Qu’ils mangent de la brioche!

 
Une célèbre phrase (faussement) attribuée à Marie-Antoinette, quand on lui annonçait que les Parisiens n’avaient plus de pain sous la Révolution française.
Qu’ils mangent de la brioche! Voilà ce que les militaires à la retraite ont l’impression d’entendre depuis des années. Mardi, anciens officiers et soldats ont une nouvelle fois manifesté pour réclamer une parcelle de dignité perdue. En déambulant parmi les protestataires, l’on pouvait ressentir un mélange de colère et de honte parmi ces hommes. Leurs revendications sont justes. Cela fait longtemps que l’armée libanaise est la seule institution respectable. Son chef, le général Joseph Aoun, fait tout ce qu’il peut pour maintenir une vie décente pour ses hommes, en sollicitant l’aide de pays amis. Parce que ces militaires à la retraite ont dédié leurs vies à protéger, aider et rassurer une population maltraitée par ses dirigeants. Leur récompense, se retrouver dans les rues, à quémander un minimum vital.

Il est rare dans l’histoire d’un pays qu’un mouvement de protestation dure aussi longtemps. En vain. Les gouvernants n’ont cure des souffrances de ces hommes.
Mais, contrairement à d’autres, les anciens militaires restent soudés et mobilisés. D’ailleurs, le terme «anciens militaires» est inapproprié. Quand on entre dans l’armée libanaise, on reste soldat ou officier toute sa vie. Un ancien général est décédé il y a quelques mois. Son armée, il l’avait dans le sang. Même longtemps après son départ à la retraite, il disait: «Nous, les soldats», «chez nous à l’armée». Il racontait ses camarades de promotion, leur fraternité, leur affection mutuelle. Il réunissait ses enfants et petits-enfants pour leur inculquer le sens de l’honneur, de l’honnêteté, de la probité. Le sens du devoir également. En rajoutant, à chaque fois, qu’il avait appris cela en servant son pays, le Liban, et que ces valeurs sont celles de l’armée libanaise.
Il leur racontait aussi «sa» guerre. Comment il était vain de s’entretuer. Il expliquait que, durant sa vie active, il prenait soin de ses soldats. Et peu importe leur confession, ils portaient tous le même uniforme. Ce général vénérait De Gaulle.
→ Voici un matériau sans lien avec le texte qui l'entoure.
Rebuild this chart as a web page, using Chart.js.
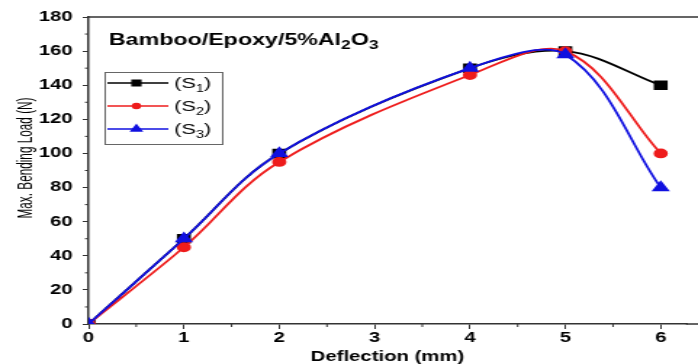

Il se lamentait souvent de l’absence d’un Libanais providentiel de sa trempe. Il parlait trois langues et faisait tous les jours du sport, en ayant une hygiène de vie irréprochable. Et quand on lui demandait pourquoi il ne se laissait pas aller à son âge, il répondait «walaw», je suis un soldat, j’ai appris à me respecter dans l’armée.
Vers la fin de sa vie, il s’est retrouvé en soins intensifs durant près de deux mois sans bouger. Un jeune homme proche de lui est un jour entré dans sa chambre d’hôpital, s’est mis au garde-à-vous et lui a dit: «Mes respects, mon général.» Le vieil officier a alors bougé son bras pour la première fois depuis des semaines et lui a rendu un salut militaire sans dire un seul mot. C’était son dernier geste. Il est mort trois heures après. En soldat. Ce général était mon père, il s’appelait Elias Saikali. Il aurait voulu que je termine ce papier par «bas les pattes, ne faites pas de mal aux soldats, respectez-les, vive l’armée, vive le Liban». Alors, voilà.